A heavy silence settled over the Pentagon chamber.

Even the interpreters had gone quiet.

Hattesh remained still, eyes calm, hands folded as if the weight of history was simply something to be delivered. Not argued. Not explained. Just… known.

Then, without warning, his voice filled the room again—quiet, but heavier now. Final.

“You are mistaken,” he said. “If you think they are here for your planet.”

A long pause.

“They are not here for your oceans. Or your minerals.”

His gaze turned toward the glass, and somehow—despite the physical barrier—it felt as though he was speaking through it, looking straight at every person watching.

“They are here for you.

A quiet gasp broke out in the room. Someone dropped a pen. On one of the feeds, the French Prime Minister leaned forward and whispered furiously off-screen.

“You,” Hattesh repeated. “Not your machines. Not your weapons. Not your cities. They come for consciousness.

He let the word settle—like a cold wind passing through stone.

“They seek minds that have expanded beyond their form. Not many of you reach that state. But when you do… you light up like beacons across the dimensions. They find you. They take you. And once taken, you are never returned.”
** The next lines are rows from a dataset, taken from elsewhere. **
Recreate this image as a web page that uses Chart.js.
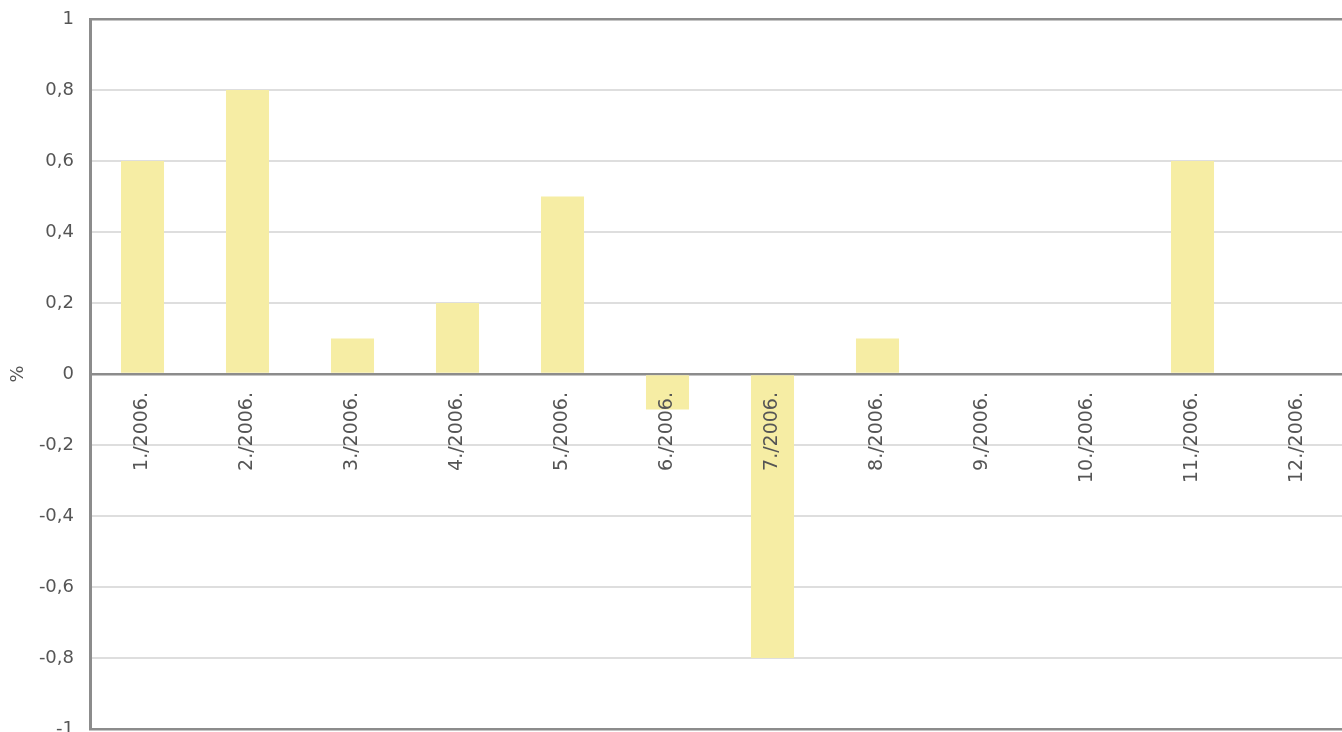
<!DOCTYPE html>
<html>
<head>
<meta charset="utf-8">
<script src="https://cdn.jsdelivr.net/npm/chart.js@4/dist/chart.umd.min.js"></script>
<style>
  html, body { margin: 0; padding: 0; background: #fff; overflow: hidden; }
  #wrap { position: relative; width: 1350px; height: 732px; }
</style>
</head>
<body>
<div id="wrap"><canvas id="grafico"></canvas></div>
<script>
// Monatliche Veränderung in %
const meseci = ['1./2006.', '2./2006.', '3./2006.', '4./2006.', '5./2006.', '6./2006.',
                '7./2006.', '8./2006.', '9./2006.', '10./2006.', '11./2006.', '12./2006.'];
const promjena = [0.6, 0.8, 0.1, 0.2, 0.5, -0.1, -0.8, 0.1, 0, 0, 0.6, 0];
const yTicks = [1, 0.8, 0.6, 0.4, 0.2, 0, -0.2, -0.4, -0.6, -0.8, -1];

const sivaTamna = '#8c8c8c';
const sivaSvijetla = '#dedede';

new Chart(document.getElementById('grafico'), {
    type: 'bar',
    data: {
        labels: meseci,
        datasets: [{
            label: '%',
            data: promjena,
            backgroundColor: '#f6eda4',
            borderWidth: 0,
            barPercentage: 0.41,
            categoryPercentage: 1
        }]
    },
    options: {
        responsive: true,
        maintainAspectRatio: false,
        animation: false,
        layout: { padding: { top: 19, bottom: 3, left: 0, right: 0 } },
        plugins: {
            legend: { display: false },
            tooltip: { enabled: false }
        },
        scales: {
            x: {
                position: { y: 0 },
                grid: { display: false, drawTicks: false },
                border: { display: false },
                ticks: {
                    z: 1, // natpisi iznad stupaca
                    minRotation: 90,
                    maxRotation: 90,
                    padding: 18,
                    color: '#555',
                    font: { family: 'DejaVu Sans', size: 19 },
                    autoSkip: false
                },
                afterFit: (s) => { s.paddingLeft = 0; s.paddingRight = 0; }
            },
            y: {
                min: -1,
                max: 1,
                afterBuildTicks: (s) => { s.ticks = yTicks.map(v => ({ value: v })); },
                afterFit: (s) => { s.width = 90; s.paddingTop = 0; s.paddingBottom = 0; },
                grid: {
                    drawTicks: false,
                    color: (c) => [1, 0, -1].includes(c.tick && c.tick.value) ? sivaTamna : sivaSvijetla,
                    lineWidth: (c) => [1, 0, -1].includes(c.tick && c.tick.value) ? 2.5 : 2
                },
                border: { display: true, color: sivaTamna, width: 3 },
                ticks: {
                    padding: 16,
                    color: '#555',
                    font: { family: 'DejaVu Sans', size: 18 },
                    callback: (v) => String(v).replace('.', ',')
                },
                title: {
                    display: true,
                    text: '%',
                    color: '#555',
                    font: { family: 'DejaVu Sans', size: 18 },
                    padding: { top: 8 }
                }
            }
        }
    }
});
</script>
</body>
</html>
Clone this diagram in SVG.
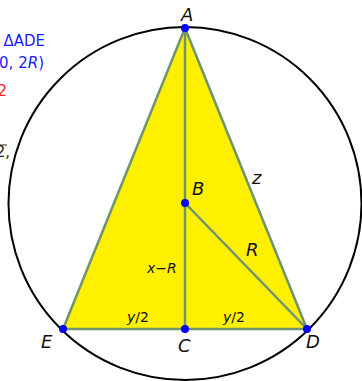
<svg xmlns="http://www.w3.org/2000/svg" width="362" height="381" viewBox="0 0 362 381">
<style>
.lbl{font-family:"DejaVu Sans",sans-serif;font-style:oblique;font-size:18px;fill:#111}
.sm{font-family:"DejaVu Sans",sans-serif;font-size:14px;fill:#111}
.seg{stroke:#6f946f;stroke-width:2.5;fill:none;stroke-linecap:round}
.pt{fill:#0000ff}
.side{font-family:"DejaVu Sans",sans-serif;font-size:15px}
</style>
<rect width="362" height="381" fill="#fff"/>
<g id="side-text">
<text class="side" x="45" y="46" text-anchor="end" fill="#1a1aff">ΔADE</text>
<text class="side" x="44" y="68" text-anchor="end" fill="#1a1aff">0, 2<tspan font-style="oblique">R</tspan>)</text>
<text class="side" x="7" y="96" text-anchor="end" fill="#ff2020" font-size="11">2</text>
<text class="side" x="10" y="157" text-anchor="end" fill="#222">2,</text>
<line x1="0" y1="145" x2="7" y2="145" stroke="#222" stroke-width="1"/>
</g>
<g id="circle">
<circle cx="185" cy="203.5" r="176.5" fill="none" stroke="#000" stroke-width="2"/>
</g>
<g id="triangle">
<polygon points="185,28 307,329 63,329" fill="#fff000"/>
</g>
<g id="connectors">
<line class="seg" x1="185" y1="28" x2="307" y2="329"/>
<line class="seg" x1="185" y1="28" x2="63" y2="329"/>
<line class="seg" x1="63" y1="329" x2="307" y2="329"/>
<line class="seg" x1="185" y1="28" x2="185" y2="329"/>
<line class="seg" x1="185" y1="203" x2="307" y2="329"/>
</g>
<g id="node-A"><circle class="pt" cx="185" cy="28" r="4"/><text class="lbl" x="181" y="21">A</text></g>
<g id="node-B"><circle class="pt" cx="185" cy="203" r="4"/><text class="lbl" x="192" y="195">B</text></g>
<g id="node-C"><circle class="pt" cx="185" cy="329" r="4"/><text class="lbl" x="178" y="352">C</text></g>
<g id="node-D"><circle class="pt" cx="307" cy="329" r="4"/><text class="lbl" x="306" y="348">D</text></g>
<g id="node-E"><circle class="pt" cx="63" cy="329" r="4"/><text class="lbl" x="41" y="348">E</text></g>
<g id="labels">
<text class="lbl" x="252" y="184">z</text>
<text class="lbl" x="246" y="256">R</text>
<text class="sm" x="147" y="273"><tspan font-style="oblique">x</tspan>−<tspan font-style="oblique">R</tspan></text>
<text class="sm" x="127" y="322"><tspan font-style="oblique">y</tspan>/2</text>
<text class="sm" x="223" y="322"><tspan font-style="oblique">y</tspan>/2</text>
</g>
</svg>
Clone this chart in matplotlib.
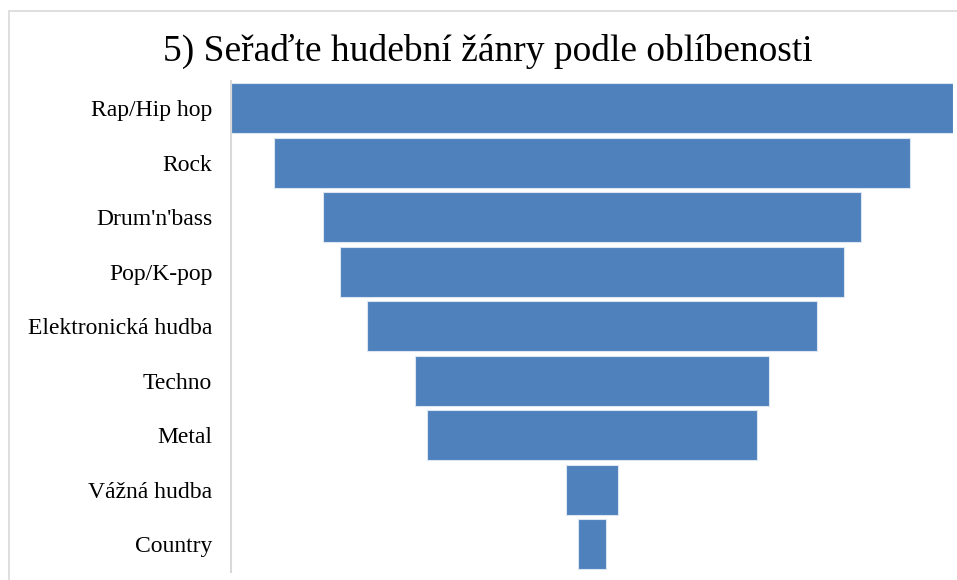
import matplotlib.pyplot as plt
from matplotlib.patches import Rectangle

# Funnel chart: genres ranked by popularity
genres = ["Rap/Hip hop", "Rock", "Drum'n'bass", "Pop/K-pop", "Elektronická hudba",
          "Techno", "Metal", "Vážná hudba", "Country"]
scores = [100, 88, 74.4, 69.7, 62.2, 48.9, 45.6, 7.1, 3.9]

plt.rcParams['font.family'] = ['Liberation Serif', 'DejaVu Serif']

fig = plt.figure(figsize=(9.57, 5.8), dpi=100)
ax = fig.add_axes([231 / 957, 8.5 / 580, 722 / 957, 490.5 / 580])

top = max(scores)
spacer = [(top - s) / 2 for s in scores]
ypos = list(range(len(genres)))
ax.barh(ypos, scores, left=spacer, height=0.92, color='#4f81bd',
        edgecolor='#dce6f2', linewidth=0.8)

ax.set_xlim(0, top)
ax.set_ylim(len(genres) - 0.5, -0.5)
ax.set_yticks(ypos)
ax.set_yticklabels(genres, fontsize=17)
ax.tick_params(axis='y', length=0, pad=13.5)
ax.set_xticks([])
for s in ['top', 'right', 'bottom']:
    ax.spines[s].set_visible(False)
ax.spines['left'].set_color('#d9d9d9')
ax.spines['left'].set_linewidth(1.5)

fig.text(488 / 957, 1 - 51 / 580, "5) Seřaďte hudební žánry podle oblíbenosti",
         fontsize=27, ha='center', va='center')

# light chart border (right and bottom edges fall outside the picture)
fig.patches.append(Rectangle((9 / 957, -0.1), 1.0, 1.1 - 11 / 580,
                             transform=fig.transFigure, fill=False,
                             edgecolor='#d9d9d9', linewidth=1.2))

plt.savefig("out.png", dpi=100)
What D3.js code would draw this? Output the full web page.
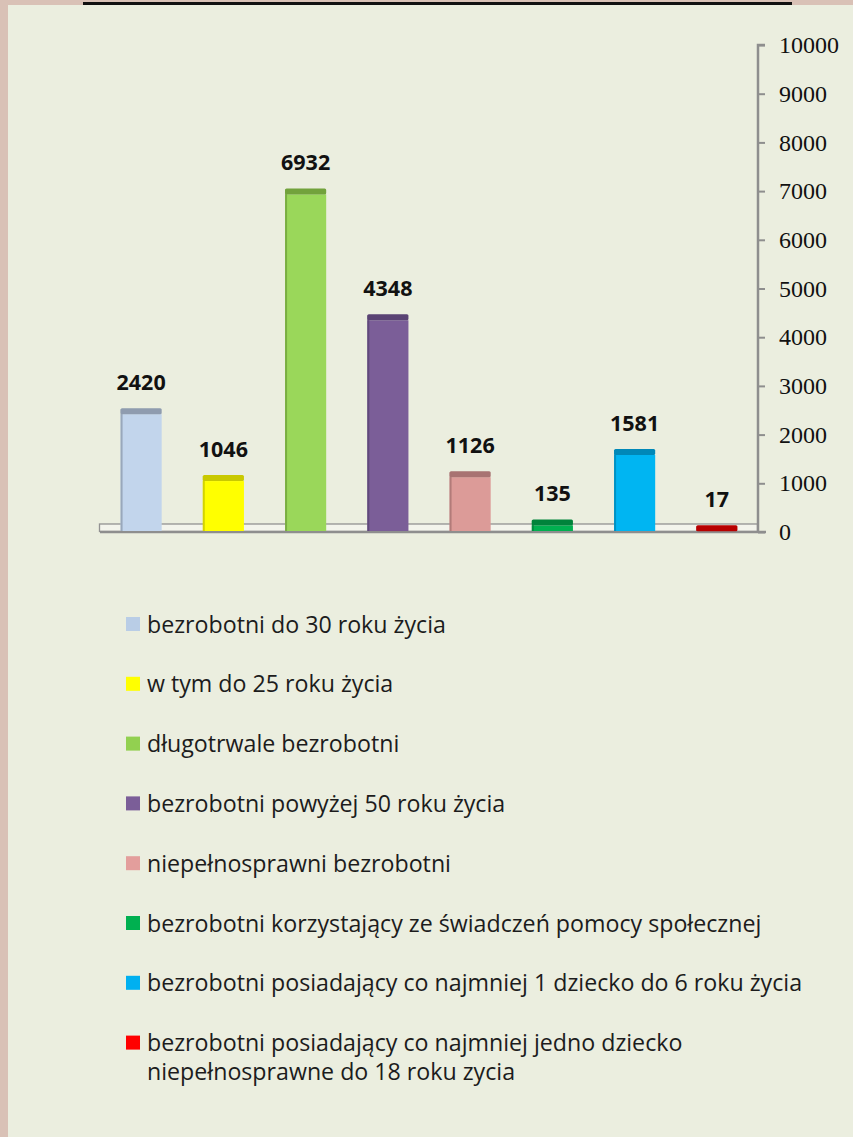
<!DOCTYPE html>
<html>
<head>
<meta charset="utf-8">
<script src="https://cdn.jsdelivr.net/npm/d3@7"></script>
<style>
  body { margin: 0; padding: 0; }
  svg { display: block; }
</style>
</head>
<body>
<div id="chart"></div>
<script>
// chart data
var categories = [
  "bezrobotni do 30 roku życia",
  "w tym do 25 roku życia",
  "długotrwale bezrobotni",
  "bezrobotni powyżej 50 roku życia",
  "niepełnosprawni bezrobotni",
  "bezrobotni korzystający ze świadczeń pomocy społecznej",
  "bezrobotni posiadający co najmniej 1 dziecko do 6 roku życia",
  "bezrobotni posiadający co najmniej jedno dziecko|niepełnosprawne do 18 roku zycia"
];
var values = [2420, 1046, 6932, 4348, 1126, 135, 1581, 17];
var faceColors = ["#c2d5ec", "#ffff00", "#9ad75a", "#7b5e98", "#dc9b98", "#00b050", "#00b5f2", "#e00000"];
var topColors = ["#8f9caf", "#c9c900", "#72a23c", "#5a4374", "#a87372", "#00833b", "#0088b8", "#b80000"];
var legendColors = ["#b9cde6", "#ffff00", "#92d050", "#7b5e98", "#e39e9c", "#00b050", "#00b0f0", "#ff0000"];
var tickValues = [0, 1000, 2000, 3000, 4000, 5000, 6000, 7000, 8000, 9000, 10000];

var svgWidth = 853;
var svgHeight = 1137;

var svg = d3
  .select("#chart")
  .append("svg")
  .attr("width", svgWidth)
  .attr("height", svgHeight);

// page frame
svg.append("rect")
  .attr("width", svgWidth)
  .attr("height", svgHeight)
  .attr("fill", "#d9c1b6");

svg.append("rect")
  .attr("x", 8)
  .attr("y", 5)
  .attr("width", svgWidth - 8)
  .attr("height", svgHeight - 5)
  .attr("fill", "#ebeedf");

// underline of the (cut off) title
svg.append("rect")
  .attr("x", 83)
  .attr("y", 2)
  .attr("width", 709)
  .attr("height", 3)
  .attr("fill", "#111");

// scales
var x = d3
  .scaleBand()
  .domain(categories)
  .range([100, 758])
  .paddingInner(0.5)
  .paddingOuter(0.25);

var y = d3.scaleLinear().domain([0, 10000]).range([532, 45]);

// floor plate
svg.append("rect")
  .attr("x", 99.5)
  .attr("y", 524)
  .attr("width", 658)
  .attr("height", 7.5)
  .attr("fill", "#f3f4ec")
  .attr("stroke", "#929292")
  .attr("stroke-width", 1.3);

// right axis
var rightAxis = d3
  .axisRight(y)
  .tickValues(tickValues)
  .tickSize(7)
  .tickPadding(14)
  .tickFormat(d3.format("d"));

var yAxis = svg
  .append("g")
  .attr("transform", "translate(758, 0)")
  .call(rightAxis);

yAxis.select(".domain")
  .attr("stroke", "#8e8e8e")
  .attr("stroke-width", 2.5)
  .attr("d", "M7,45H0V532");
yAxis.selectAll(".tick line").attr("stroke", "#8e8e8e").attr("stroke-width", 2);
yAxis.selectAll(".tick text")
  .attr("fill", "#111")
  .style("font-family", "'Liberation Serif', serif")
  .style("font-size", "24px");

svg.append("line")
  .attr("x1", 100)
  .attr("x2", 766)
  .attr("y1", 532)
  .attr("y2", 532)
  .attr("stroke", "#8e8e8e")
  .attr("stroke-width", 2.5);

// bars
var bars = svg
  .selectAll(".bar")
  .data(values)
  .enter()
  .append("g")
  .attr("class", "bar");

bars.append("rect")
  .attr("x", (d, i) => x(categories[i]))
  .attr("y", (d) => y(d))
  .attr("width", x.bandwidth())
  .attr("height", (d) => 531 - y(d))
  .attr("fill", (d, i) => faceColors[i]);

bars.append("rect")
  .attr("x", (d, i) => x(categories[i]))
  .attr("y", (d) => y(d) - 6)
  .attr("width", x.bandwidth())
  .attr("height", 6)
  .attr("rx", 1.5)
  .attr("fill", (d, i) => topColors[i]);

bars.append("rect")
  .attr("x", (d, i) => x(categories[i]))
  .attr("y", (d) => y(d) - 5)
  .attr("width", 2)
  .attr("height", (d) => 536 - y(d))
  .attr("fill", (d, i) => topColors[i])
  .attr("opacity", 0.8);

// value labels
bars.append("text")
  .attr("x", (d, i) => x(categories[i]) + x.bandwidth() / 2)
  .attr("y", (d) => y(d) - 24)
  .attr("text-anchor", "middle")
  .style("font-family", "'Open Sans', sans-serif")
  .style("font-weight", 700)
  .style("font-size", "21.5px")
  .attr("fill", "#111")
  .text((d) => d);

// legend
var legend = svg
  .selectAll(".legend")
  .data(categories)
  .enter()
  .append("g")
  .attr("class", "legend")
  .attr("transform", (d, i) => `translate(126, ${624.5 + i * 59.8})`);

legend.append("rect")
  .attr("x", 0)
  .attr("y", -7.5)
  .attr("width", 14)
  .attr("height", 14)
  .attr("fill", (d, i) => legendColors[i]);

legend.append("text")
  .attr("x", 21)
  .attr("y", 8)
  .attr("fill", "#1c1c1c")
  .style("font-family", "'Open Sans', sans-serif")
  .style("font-size", "23.2px")
  .selectAll("tspan")
  .data((d) => d.split("|"))
  .enter()
  .append("tspan")
  .attr("x", 21)
  .attr("dy", (d, i) => (i === 0 ? 0 : 29))
  .text((d) => d);
</script>
</body>
</html>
Behind him, one of the Eldest whispered a single, unfamiliar word—a tone that echoed like a bell. Hattesh didn’t flinch.

“You believe your technology makes you valuable. It does not. You believe your intelligence protects you. It cannot.”

He leaned in slightly now, his eyes sharper.

“You are not the harvesters in this universe. You are the harvest.

Derek felt his chest go cold. He heard someone behind him mutter “God” under their breath.

On the screens, at least three world leaders were visibly reacting—one rising from his seat, one pounding the table, one simply staring ahead with eyes wide and glassy.

Hattesh’s voice softened.

“They have no need to invade. They are patient. They wait for you to evolve. For your children to breach the veil of awareness. That is when you become useful.”

He paused. Then added with surgical clarity:

“They are not conquerors. They are collectors.”